Making it in music requires more than music.
Music creation encompasses only part of the release process. Artists and their teams must plot drop dates, discuss and execute marketing plans, ensure timely distribution uploads with correct metadata, and notify streaming services early enough to make editorial placement possible. Most music platforms prefer to receive materials 30 days in advance of release day.
Breaking down an album into 12 singles isn’t easy. Only meticulous organization and clever execution make such a feat possible. The process can also incur costs, depending on who you use to distribute. Stem afforded Kelechi and his team both financial independence (we simply take 5 percent) and flexibility (a short turnaround time of five business days).
“I think that being nimble is the most important thing for a company.
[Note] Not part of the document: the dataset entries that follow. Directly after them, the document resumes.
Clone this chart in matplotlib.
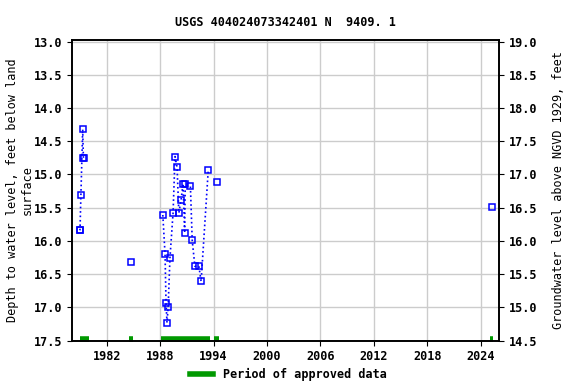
import numpy as np
import matplotlib.pyplot as plt

# measurement dates (decimal years) and depth to water, ft below land surface
years = [1978.95, 1979.0, 1979.1, 1979.3, 1979.38, 1979.42,
         1984.7,
         1988.3, 1988.55, 1988.66, 1988.77, 1988.9, 1989.1, 1989.45, 1989.67,
         1989.9, 1990.1, 1990.35, 1990.57, 1990.75, 1990.82, 1991.4, 1991.6,
         1991.9, 1992.35, 1992.6, 1993.4,
         1994.4,
         2025.27]
depth = [15.84, 15.83, 15.31, 14.32, 14.75, 14.75,
         16.31,
         15.61, 16.20, 16.93, 17.23, 16.99, 16.26, 15.58, 14.73,
         14.89, 15.58, 15.38, 15.14, 15.88, 15.15, 15.18, 15.99,
         16.38, 16.38, 16.61, 14.94,
         15.11,
         15.49]

# periods of approved data
approved = [(1979.0, 1980.0), (1984.5, 1985.0), (1988.1, 1993.6),
            (1994.1, 1994.6), (2025.05, 2025.4)]

title = "USGS 404024073342401 N  9409. 1"
offset = 32.0  # land surface datum, ft NGVD 1929

plt.rcParams['font.family'] = 'DejaVu Sans Mono'
plt.rcParams['font.weight'] = 'bold'
plt.rcParams['font.size'] = 8.5

fig = plt.figure(figsize=(5.76, 3.84), dpi=100)
ax = fig.add_axes([0.125, 0.113, 0.742, 0.784])

# connect points only within continuous groups
yrs = np.array(years)
dep = np.array(depth)
breaks = np.where(np.diff(yrs) > 0.9)[0] + 1
for seg_x, seg_y in zip(np.split(yrs, breaks), np.split(dep, breaks)):
    ax.plot(seg_x, seg_y, color='blue', linestyle=':', linewidth=1.2)
ax.plot(yrs, dep, linestyle='none', marker='s', markersize=4,
        markerfacecolor='none', markeredgecolor='blue', markeredgewidth=1.1)

for a, b in approved:
    ax.plot([a, b], [17.48, 17.48], color='#009900', linewidth=4,
            solid_capstyle='butt', clip_on=False)

ax.set_xlim(1978.1, 2026.1)
ax.set_ylim(17.5, 12.97)
ax.set_xticks(np.arange(1982, 2025, 6))
ax.set_yticks(np.arange(13.0, 17.51, 0.5))
ax.yaxis.set_major_formatter(plt.FormatStrFormatter('%.1f'))
ax.grid(True, color='#cccccc', linewidth=1)
ax.set_axisbelow(True)
ax.set_ylabel('Depth to water level, feet below land\nsurface', labelpad=0)
ax.set_title(title, fontsize=8.5, fontweight='bold', pad=10)

ax2 = ax.twinx()
lo, hi = ax.get_ylim()
ax2.set_ylim(offset - lo, offset - hi)
ax2.set_yticks(np.arange(14.5, 19.01, 0.5))
ax2.yaxis.set_major_formatter(plt.FormatStrFormatter('%.1f'))
ax2.set_ylabel('Groundwater level above NGVD 1929, feet', labelpad=10)

for a in (ax, ax2):
    for s in a.spines.values():
        s.set_linewidth(1.2)

ax.plot([], [], color='#009900', linewidth=4, label='Period of approved data')
fig.legend(loc='lower center', bbox_to_anchor=(0.5, -0.02), frameon=False,
           handlelength=2.0)

fig.savefig('out.png', dpi=100)
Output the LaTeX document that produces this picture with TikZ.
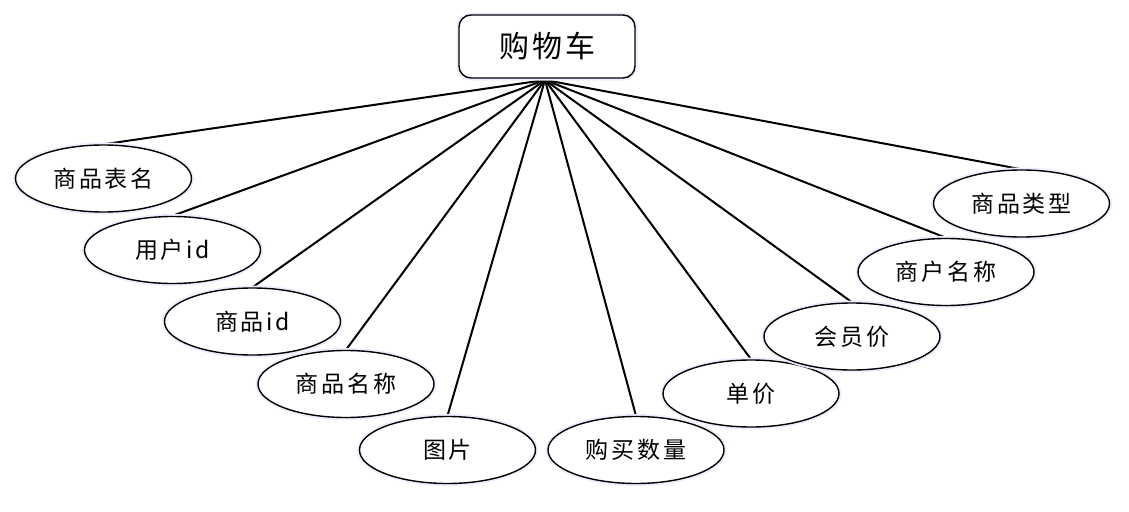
\documentclass[tikz,border=0pt]{standalone}
\usepackage{fontspec}
\usetikzlibrary{shapes.geometric,backgrounds}
\newfontfamily\cjk[LetterSpace=12]{Noto Sans CJK SC}
\newfontfamily\cjkroot[LetterSpace=10]{Noto Sans CJK SC}
\begin{document}
\begin{tikzpicture}[x=1pt,y=-1pt,
  glow/.style={preaction={draw=blue!7, line width=5pt}},
  attr/.style={draw=black, line width=1.4pt, ellipse, minimum width=176pt, minimum height=67pt, inner sep=0pt, font=\cjk\fontsize{23}{25}\selectfont, fill=white, glow},
  root/.style={draw=black, line width=1.4pt, rounded corners=12pt, minimum width=176pt, minimum height=63pt, inner sep=0pt, font=\cjkroot\fontsize{30}{33}\selectfont, fill=white, glow},
  link/.style={line width=2pt, black}]
\useasboundingbox (0,0) rectangle (1129,511);
\node[root] (r) at (547,46.5) {购物车};
\coordinate (hub) at (545,80);
\node[attr] (a1) at (103.5,178.5) {商品表名};
\node[attr] (a2) at (172.5,250) {用户id};
\node[attr] (a3) at (252.5,321.5) {商品id};
\node[attr] (a4) at (346,384) {商品名称};
\node[attr] (a5) at (447.5,450) {图片};
\node[attr] (a6) at (636,450) {购买数量};
\node[attr] (a7) at (751,393.5) {单价};
\node[attr] (a8) at (852,336.5) {会员价};
\node[attr] (a9) at (946,272) {商户名称};
\node[attr] (a10) at (1021.5,203.5) {商品类型};
\begin{scope}[on background layer]
\foreach \i in {1,...,10} \draw[link] (hub) -- (a\i.north);
\end{scope}
\end{tikzpicture}
\end{document}
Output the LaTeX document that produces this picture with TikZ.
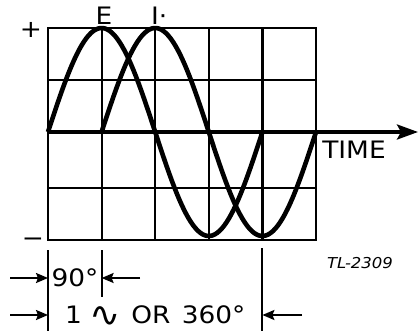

If I finish a song tonight, and then send it to Stem tomorrow, it would be up fast… That swiftness of not only getting product out, but in how fast you get back to us, in communication — all of that matters. Plus, the interface looks so good. Having an aesthetically pleasing dashboard that’s simple was a big part of wanting to use Stem, too.”
Adjusting to success poses a new kind of challenge.
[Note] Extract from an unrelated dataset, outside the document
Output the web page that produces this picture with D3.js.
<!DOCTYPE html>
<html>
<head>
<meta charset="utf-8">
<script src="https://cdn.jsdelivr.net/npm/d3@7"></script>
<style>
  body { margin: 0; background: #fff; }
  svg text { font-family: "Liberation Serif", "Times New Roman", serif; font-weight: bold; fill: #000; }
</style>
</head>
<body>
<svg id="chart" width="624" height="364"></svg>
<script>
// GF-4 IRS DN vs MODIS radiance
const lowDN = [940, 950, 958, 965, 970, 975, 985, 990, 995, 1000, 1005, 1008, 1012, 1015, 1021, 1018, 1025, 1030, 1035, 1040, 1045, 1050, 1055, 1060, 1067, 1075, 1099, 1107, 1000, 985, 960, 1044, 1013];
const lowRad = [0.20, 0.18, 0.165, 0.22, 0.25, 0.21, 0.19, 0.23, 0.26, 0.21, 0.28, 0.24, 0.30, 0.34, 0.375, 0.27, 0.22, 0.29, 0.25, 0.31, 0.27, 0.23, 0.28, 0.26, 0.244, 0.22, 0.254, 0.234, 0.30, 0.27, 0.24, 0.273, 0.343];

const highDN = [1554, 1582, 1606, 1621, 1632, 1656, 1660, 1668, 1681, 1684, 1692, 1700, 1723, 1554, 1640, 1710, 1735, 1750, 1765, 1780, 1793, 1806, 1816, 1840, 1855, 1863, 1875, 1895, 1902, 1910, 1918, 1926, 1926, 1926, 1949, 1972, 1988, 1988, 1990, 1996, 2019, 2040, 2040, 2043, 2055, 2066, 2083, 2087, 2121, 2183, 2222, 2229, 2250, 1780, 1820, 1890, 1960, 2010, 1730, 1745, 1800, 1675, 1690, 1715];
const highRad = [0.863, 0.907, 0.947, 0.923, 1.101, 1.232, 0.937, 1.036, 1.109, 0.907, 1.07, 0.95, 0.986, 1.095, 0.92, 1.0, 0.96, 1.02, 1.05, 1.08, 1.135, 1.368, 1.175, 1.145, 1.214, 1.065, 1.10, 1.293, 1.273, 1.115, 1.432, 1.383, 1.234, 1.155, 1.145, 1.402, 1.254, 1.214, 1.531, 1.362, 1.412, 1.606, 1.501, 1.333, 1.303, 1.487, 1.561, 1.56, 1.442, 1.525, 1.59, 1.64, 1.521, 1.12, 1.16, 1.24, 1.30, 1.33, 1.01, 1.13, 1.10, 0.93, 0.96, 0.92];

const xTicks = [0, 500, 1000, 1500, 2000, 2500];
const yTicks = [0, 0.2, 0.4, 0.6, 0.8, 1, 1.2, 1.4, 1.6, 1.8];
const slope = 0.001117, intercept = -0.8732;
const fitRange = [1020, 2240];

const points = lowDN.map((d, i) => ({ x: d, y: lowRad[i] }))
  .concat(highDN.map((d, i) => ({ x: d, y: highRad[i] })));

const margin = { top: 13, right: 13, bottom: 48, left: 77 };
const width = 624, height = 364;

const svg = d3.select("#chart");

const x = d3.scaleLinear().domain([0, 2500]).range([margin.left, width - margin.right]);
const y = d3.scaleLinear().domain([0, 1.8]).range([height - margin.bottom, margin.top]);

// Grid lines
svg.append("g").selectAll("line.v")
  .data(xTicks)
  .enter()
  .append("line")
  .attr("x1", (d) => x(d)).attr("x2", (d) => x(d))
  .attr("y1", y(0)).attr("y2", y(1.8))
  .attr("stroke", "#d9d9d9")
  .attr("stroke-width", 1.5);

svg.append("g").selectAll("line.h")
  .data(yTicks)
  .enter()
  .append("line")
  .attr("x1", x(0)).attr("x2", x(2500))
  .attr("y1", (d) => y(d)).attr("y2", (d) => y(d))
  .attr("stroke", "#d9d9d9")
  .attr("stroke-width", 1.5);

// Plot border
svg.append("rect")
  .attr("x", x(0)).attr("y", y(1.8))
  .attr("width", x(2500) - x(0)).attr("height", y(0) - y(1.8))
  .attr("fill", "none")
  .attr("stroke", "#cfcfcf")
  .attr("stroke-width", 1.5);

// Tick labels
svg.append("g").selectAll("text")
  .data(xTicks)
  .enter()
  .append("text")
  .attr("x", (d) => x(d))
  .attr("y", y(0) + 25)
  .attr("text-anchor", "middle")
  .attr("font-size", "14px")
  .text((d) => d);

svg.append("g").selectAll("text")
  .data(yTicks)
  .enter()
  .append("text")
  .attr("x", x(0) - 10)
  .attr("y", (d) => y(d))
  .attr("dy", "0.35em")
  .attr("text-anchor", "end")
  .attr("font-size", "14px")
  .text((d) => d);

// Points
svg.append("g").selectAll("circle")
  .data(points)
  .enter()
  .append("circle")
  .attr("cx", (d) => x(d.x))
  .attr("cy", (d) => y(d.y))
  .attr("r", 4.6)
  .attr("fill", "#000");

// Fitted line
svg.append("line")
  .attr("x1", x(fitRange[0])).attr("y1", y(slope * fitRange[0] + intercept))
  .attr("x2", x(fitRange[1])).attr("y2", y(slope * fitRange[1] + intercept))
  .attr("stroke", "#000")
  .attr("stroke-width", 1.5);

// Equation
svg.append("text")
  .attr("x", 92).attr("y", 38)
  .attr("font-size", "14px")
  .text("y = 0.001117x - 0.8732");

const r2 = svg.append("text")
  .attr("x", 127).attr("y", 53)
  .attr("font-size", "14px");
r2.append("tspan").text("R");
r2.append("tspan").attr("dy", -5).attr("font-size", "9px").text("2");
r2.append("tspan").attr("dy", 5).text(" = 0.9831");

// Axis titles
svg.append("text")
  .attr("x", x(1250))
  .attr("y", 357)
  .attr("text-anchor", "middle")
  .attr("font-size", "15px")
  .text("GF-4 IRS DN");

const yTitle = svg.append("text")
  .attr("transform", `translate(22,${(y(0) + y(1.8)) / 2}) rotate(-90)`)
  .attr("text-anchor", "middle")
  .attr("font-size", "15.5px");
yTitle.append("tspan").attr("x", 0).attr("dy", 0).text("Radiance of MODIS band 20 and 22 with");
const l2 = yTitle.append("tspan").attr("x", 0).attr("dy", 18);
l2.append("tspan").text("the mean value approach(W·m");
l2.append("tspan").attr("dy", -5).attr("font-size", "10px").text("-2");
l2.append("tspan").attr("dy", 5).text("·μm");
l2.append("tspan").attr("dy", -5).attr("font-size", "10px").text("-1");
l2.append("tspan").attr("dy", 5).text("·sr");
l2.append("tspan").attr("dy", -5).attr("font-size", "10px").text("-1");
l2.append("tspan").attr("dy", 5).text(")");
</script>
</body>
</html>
Kelechi rolled the dice with a creative rollout for Quarter Life Crisis. His gamble paid off, but new challenges come with exponential growth and massive indie milestones. How do artists rise to meet increased excitement surrounding their work?
This Atlanta artist responded with fitting ambition: Make enough music to last five years and spread it across 12 months. 2018 will see 48 new songs from Kelechi, split into 12-track packs thematically tied to each of the four seasons. Woke Up to Winter will lead off the year-long marathon sprint. His game plan inherently appreciates how so many of us interact with anything digital in the streaming era.
“In 2017, I became more aware that attention is a commodity. When you have people’s eyes, you have to do as much as you can with as little time as possible. That’s the reason why I’m wanting to release these next albums in this way… There’s so much content out there that releasing it one thing at a time, one song a week, it extends your moment. Rather than releasing an album and having it be like, my album dropped today and then next week it’s over, it’s like, my album’s been dropping for the last three months. It extends that moment and it extends the excitement and it gives people a chance to catch up… We’ve seen that this strategy works so we want to double-down – or quadruple down – on it.”
Kelechi’s next project, woke up to winter, starts rolling out to streaming services February 7.